CASIA OpenIR > 毕业生 > 硕士学位论文

	全局信息指导下的分布式多智能体协作算法研究
	陈逸群
	2023-05
页数	93
学位类型	硕士
中文摘要	近年来，多智能体系统在智慧城市、仓储物流、无人机空战等场景下有着巨大的应用前景，多智能体协作问题也成为了研究重点。作为解决决策问题的重要方式，基于深度强化学习的多智能体协作算法在StarCraft II等实时战略游戏领域中使得智能体超过人类顶级玩家水平，也在德州扑克等领域打败职业玩家。虽然多智能体强化学习算法近年来得到了很大的发展，但是依然存在很多问题值得研究，本文重点研究如何在多智能体协作任务中充分利用全局信息，并且最终实现分散式执行。主要研究内容包括： 1. 基于智能体-特定化全局信息的多智能体协作算法研究针对“如何在决策时充分利用全局信息”的问题，提出了“指挥官-士兵”的多智能体协作算法。受到球类运动场景的启发，“指挥官-士兵”算法在多智能体协作任务中引入了指挥官的角色，并且把每个智能体建模为了士兵，此外还在士兵的决策信息中引入了“智能体-特定化的全局信息”。
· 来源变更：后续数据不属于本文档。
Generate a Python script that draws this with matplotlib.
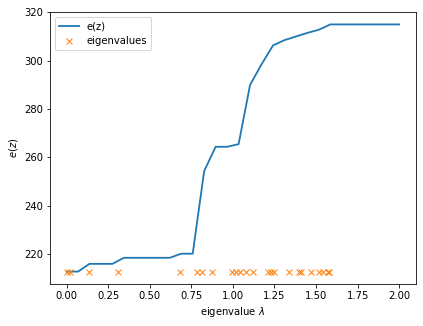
import numpy as np
import matplotlib
matplotlib.use("Agg")
import matplotlib.pyplot as plt

# grid of z values (30 samples from 0 to 2)
z_values = np.linspace(0, 2, 30)
e_values = [212.8, 212.8, 216.0, 216.0, 216.0, 218.5, 218.5, 218.5, 218.5, 218.5,
            220.2, 220.2, 254.4, 264.4, 264.4, 265.5, 290.0, 298.5, 306.3, 308.5,
            310.0, 311.5, 312.8, 315.0, 315.0, 315.0, 315.0, 315.0, 315.0, 315.0]

eigenvalues = [0.0, 0.02, 0.136, 0.31, 0.68, 0.783, 0.813, 0.873, 0.996, 1.02,
               1.04, 1.08, 1.12, 1.21, 1.23, 1.245, 1.34, 1.40, 1.41, 1.47,
               1.52, 1.54, 1.57, 1.58]

dpi = 72
fig = plt.figure(figsize=(423.01 / dpi, 326.01 / dpi), dpi=dpi)
ax = fig.add_subplot(111)
fig.subplots_adjust(left=0.118, right=0.983, top=0.963, bottom=0.129)

ax.plot(z_values, e_values, label="e(z)", lw=1.8)
ax.plot(eigenvalues, np.full(len(eigenvalues), min(e_values)), "x",
        label="eigenvalues")
ax.set_xlabel(r"eigenvalue $\lambda$")
ax.set_ylabel(r"$e(z)$")
ax.legend(loc="upper left")

fig.savefig("out.png", dpi=dpi)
实验结果表明该算法能显著提高智能体的协作表现，智能体之间能形成更复杂的合作行为。 2. 基于个性化训练和特定化知识蒸馏的多智能体强化学习范式研究针对“指挥官-士兵”算法只能以集中式方式执行的问题，提出了基于个性化训练和特定化知识蒸馏的多智能体强化学习范式，使智能体在决策时既能受益于全局信息，又能实现分散式的执行。此范式进一步优化了“指挥官-士兵”算法中的智能体-特定化全局信息的生成网络，提升了集中式执行算法的表现；此外，还使用了特定化知识蒸馏的方式，仅使用局部观测信息对智能体-特定化的全局信息进行蒸馏，以实现完全分散式的执行。实验结果表明该范式在保留了集中式执行算法大部分性能的情况下，将集中式执行转变为了分散式执行，并且对不同的算法和场景都有很好的通用性。 3. 基于动态软邻域共识的多智能体协作算法研究在多智能体协作任务中，智能体之间的“共识”信息可以提高多智能体之间的协作表现。而当前对智能体共识的研究大多局限于智能体的邻域内，这对智能体共识信息的提取是一种限制。针对此问题，引入了“软邻域”的概念（“软邻域”即所有智能体两两形成的一组权重矩阵），并在基于个性化训练和特定化知识蒸馏的多智能体强化学习范式基础上，借助智能体-特定化的全局信息生成“软邻域”，最终基于“软邻域”优化智能体之间的共识信息，从而进一步提升智能体的协作表现。实验结果表明算法能较好地提取智能体之间的共识信息，并在多个测试指标上均有提升。本文的三部分研究内容是逐步递进的：第一部分主要探索和验证了“智能体-特定化全局信息”对多智能体协作表现的提升作用；第二部分除了进一步优化特定化全局信息的生成网络外，还使用知识蒸馏的方式实现了分散式执行；第三部分是基于特定化全局信息生成了“软邻域”，借助“软邻域”提取智能体之间的共识信息，以进一步提高智能体之间的协作表现。最终，能够在局部可观测的条件下，既受益于全局信息，又实现完全分散式执行，并且相比于当前主流的分散式执行算法在性能上有大幅度的提升。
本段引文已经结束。